Doch es könnte noch dicker kommen: Sollte Rendi-Wagner im internen Duell unterliegen, würde das in der Öffentlichkeit auch als schwere Niederlage Ludwigs und der vermeintlich intern allmächtigen SPÖ Wien gedeutet werden. Entsprechend riskant sei für Ludwig dessen Festhalten an Rendi-Wagner, sagt Politikberater Thomas Hofer.
In der Wiener SPÖ selbst sieht man das gelassener: „Dass Ludwig so offen Rendi-Wagner unterstützt, schadet ihm nicht. Im Gegenteil: Viele rechnen ihm hoch an, dass er – gerade gegenüber einer Frau an der Parteispitze – so loyal ist“, sagt ein Funktionär zum KURIER.
Deutlich nüchterner beurteilt ein anderer Wiener Roter die Lage: „Nachdem er seine Loyalität gegenüber der gewählten Vorsitzenden erklärt hat, kann Ludwig jetzt nur schwer zurückrudern. Das wäre ein völliger Gesichtsverlust“, gibt ein Genosse zu bedenken.
Für ihn stellt sich die Frage, ob Ludwig seine Nibelungentreue schadet, ohnehin nicht: „Der Schaden, den die jüngsten parteiinternen Querelen angerichtet haben, ist so groß, dass er auf alle Beteiligten abstrahlt. Dieser Wahnsinn trifft jeden – und somit auch Ludwig“, lautet sein von einem gewissen Frust getragener Befund.

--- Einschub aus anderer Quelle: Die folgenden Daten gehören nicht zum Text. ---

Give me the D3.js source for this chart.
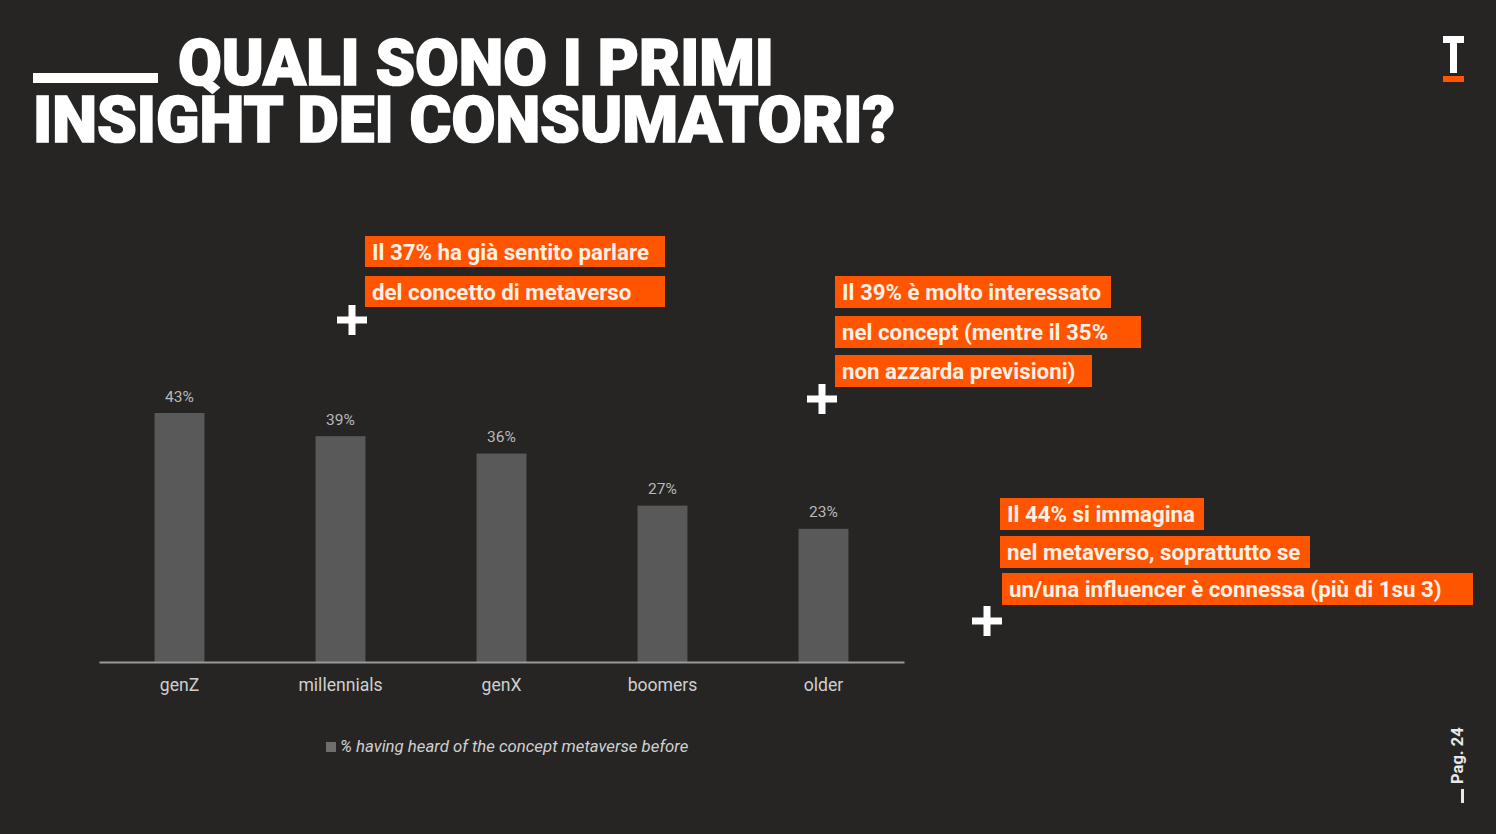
<!DOCTYPE html>
<html>
<head>
<meta charset="utf-8">
<script src="https://cdn.jsdelivr.net/npm/d3@7"></script>
<style>
html, body { margin: 0; padding: 0; background: #262524; overflow: hidden; }
svg { display: block; font-family: Roboto, sans-serif; }
</style>
</head>
<body>
<script>
// chart data
const categories = ["genZ", "millennials", "genX", "boomers", "older"];
const values = [43, 39, 36, 27, 23];
const legendLabel = "% having heard of the concept metaverse before";

// title and callouts
const titleLines = ["QUALI SONO I PRIMI", "INSIGHT DEI CONSUMATORI?"];
const calloutLines = [
  "Il 37% ha già sentito parlare", "del concetto di metaverso",
  "Il 39% è molto interessato", "nel concept (mentre il 35%", "non azzarda previsioni)",
  "Il 44% si immagina", "nel metaverso, soprattutto se", "un/una influencer è connessa (più di 1su 3)"
];
const calloutBoxes = [
  [365, 236, 300, 31], [365, 276, 300, 31],
  [835, 276, 276, 32], [835, 316, 306, 32], [835, 355, 257, 32],
  [1000, 498, 204, 32], [1000, 536, 310, 32], [1002, 573, 471, 32]
];
const plusSigns = [[352, 320], [822, 399], [987, 621]];

const orange = "#ff5500";

const svg = d3.select("body").append("svg")
  .attr("width", 1496)
  .attr("height", 834);

const x = d3.scaleBand().domain(categories).range([99, 904]).paddingInner(0.69).paddingOuter(0.345);
const y = d3.scaleLinear().domain([0, 43]).range([662, 413]);

// bars
svg.selectAll("rect.bar")
  .data(values)
  .enter().append("rect")
  .attr("class", "bar")
  .attr("x", (d, i) => x(categories[i]))
  .attr("y", d => y(d))
  .attr("width", x.bandwidth())
  .attr("height", d => y(0) - y(d))
  .attr("fill", "#595959");

// value labels
svg.selectAll("text.val")
  .data(values)
  .enter().append("text")
  .attr("class", "val")
  .attr("x", (d, i) => x(categories[i]) + x.bandwidth() / 2)
  .attr("y", d => y(d) - 11.5)
  .attr("text-anchor", "middle")
  .attr("font-size", 15.5)
  .attr("fill", "#b9b9b9")
  .text(d => d + "%");

// x axis
const axis = svg.append("g")
  .attr("transform", "translate(0,662)")
  .call(d3.axisBottom(x).tickSize(0).tickPadding(16.5));
axis.select(".domain").attr("stroke", "#9a9a9a").attr("stroke-width", 2);
axis.selectAll("text")
  .attr("font-family", "Roboto, sans-serif")
  .attr("font-size", 17.6)
  .attr("fill", "#cfcfcf");

// legend
svg.append("rect")
  .attr("x", 326).attr("y", 742)
  .attr("width", 10).attr("height", 10)
  .attr("fill", "#6e6e6e");
svg.append("text")
  .attr("x", 340).attr("y", 752)
  .attr("font-size", 16.8)
  .attr("font-style", "italic")
  .attr("fill", "#d0d0d0")
  .text(legendLabel);

// title
svg.append("rect")
  .attr("x", 33).attr("y", 73)
  .attr("width", 125).attr("height", 10)
  .attr("fill", "#fff");

const titleX = [178, 33];
const titleY = [85, 142];
const titleW = [596, 862];
svg.selectAll("text.title")
  .data(titleLines)
  .enter().append("text")
  .attr("class", "title")
  .attr("x", (d, i) => titleX[i])
  .attr("y", (d, i) => titleY[i])
  .attr("font-size", 65)
  .attr("font-weight", 900)
  .attr("fill", "#fff")
  .attr("stroke", "#fff")
  .attr("stroke-width", 1.6)
  .attr("textLength", (d, i) => titleW[i])
  .attr("lengthAdjust", "spacingAndGlyphs")
  .text(d => d);

// orange callouts
svg.selectAll("rect.box")
  .data(calloutBoxes)
  .enter().append("rect")
  .attr("class", "box")
  .attr("x", d => d[0])
  .attr("y", d => d[1])
  .attr("width", d => d[2])
  .attr("height", d => d[3])
  .attr("fill", orange);

svg.selectAll("text.callout")
  .data(calloutLines)
  .enter().append("text")
  .attr("class", "callout")
  .attr("x", (d, i) => calloutBoxes[i][0] + 7)
  .attr("y", (d, i) => calloutBoxes[i][1] + 24)
  .attr("font-size", 22.3)
  .attr("font-weight", 700)
  .attr("fill", "#fff0e8")
  .text(d => d);

// plus signs
plusSigns.forEach(p => {
  svg.append("rect").attr("x", p[0] - 15).attr("y", p[1] - 3.5).attr("width", 30).attr("height", 7).attr("fill", "#fff");
  svg.append("rect").attr("x", p[0] - 3.5).attr("y", p[1] - 15).attr("width", 7).attr("height", 30).attr("fill", "#fff");
});

// logo
svg.append("rect").attr("x", 1443).attr("y", 36).attr("width", 21).attr("height", 7).attr("fill", "#fff");
svg.append("rect").attr("x", 1450).attr("y", 36).attr("width", 7).attr("height", 37).attr("fill", "#fff");
svg.append("rect").attr("x", 1443).attr("y", 76).attr("width", 21).attr("height", 6).attr("fill", orange);

// page number
svg.append("text")
  .attr("transform", "translate(1463,784) rotate(-90)")
  .attr("font-size", 16.5)
  .attr("font-weight", 700)
  .attr("fill", "#e8e8e8")
  .text("Pag. 24");
svg.append("rect").attr("x", 1461).attr("y", 789).attr("width", 3).attr("height", 14).attr("fill", "#e8e8e8");
</script>
</body>
</html>
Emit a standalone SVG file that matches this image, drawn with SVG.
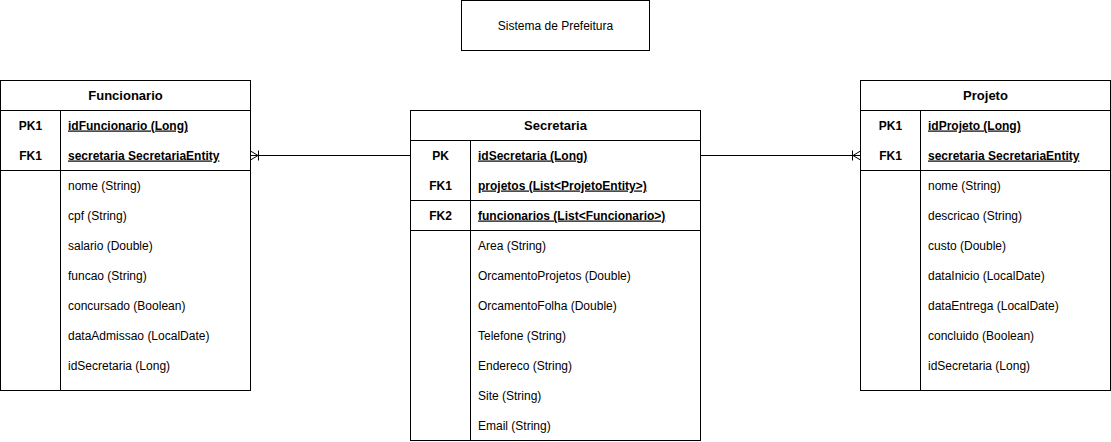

Entscheidend ist die Frage, wie es nach dem Parteitag weitergeht. Offiziell heißt es im Ludwig-Umfeld, man werde jeden dort gewählten Vorsitzenden mit gleicher Loyalität unterstützen. Nur, um im selben Atemzug ein deutliches Entgegenkommen eines neuen Parteichefs einzufordern. „Das betrifft alle Landesorganisationen, besonders aber jene in Wien“, sagt ein Vertrauter des Bürgermeisters. „Schließlich ist sie jene mit den meisten Mitgliedern und den meisten Wählerstimmen – bei der Wien-Wahl 2020 waren es mehr, als das Burgenland Einwohner hat.“
Vor allem inhaltlich gibt man sich bei den Wiener Roten wenig kompromissbereit. Die Parteistrategen sind überzeugt, dass ein im Vergleich zu Doskozils Programm eher linker Kurs (allen voran beim Thema Migration) unter den großstädtischen Wählern besser ankommt. Ihn will man auf alle Fälle beibehalten.
Interne Umfragen sollen dies untermauern. Demnach würde die SPÖ in Wien mit Rendi-Wagner auf bis zu 30 Prozent der Stimmen kommen, bei einem Spitzenkandidaten Doskozil lediglich auf 22 Prozent. Dazwischen käme die SPÖ mit Andreas Babler zu liegen, dessen inhaltliche Ausrichtung sich eher mit jener der Wiener Partei deckt.
„Weder ein Doskozil noch ein Babler können dauerhaft gegen die Wiener Landespartei agieren“, betont Hofer. Überschätzen dürfe man deren Macht allerdings nicht. Das würden nicht nur die jüngsten Ereignisse zeigen. Schon die beiden letzten Wechsel an der Parteispitze (2016 auf Christian Kern und 2018 auf Rendi-Wagner) seien nicht im Sinne der Wiener Genossen erfolgt.
Bleibt noch die Variante, dass es der Wiener SPÖ im Verbund mit der Gewerkschaft gelingt, dass Rendi-Wagner in den kommenden Wochen im Amt bestätigt wird. „Damit hätte Ludwig ein Problem gelöst, aber ein neues dazubekommen“, sagt Hofer: „Ihre mangelnde bundesweite Zugkraft bei Wahlen.“
Deutlich sinken wird jedenfalls nach dem Parteitag der Einfluss der Ludwig-Verbündeten aus der Liesinger Gruppe rund um die zweite Nationalratspräsidentin Doris Bures und Bundesgeschäftsführer Christian Deutsch. Und das auch in dem Fall, dass sich Rendi-Wagner durchsetzt. Sie hat zuletzt angekündigt, Deutsch einen zweiten Parteimanager zur Seite stellen zu wollen. Ob das im Sinne Ludwigs ist, ist fraglich.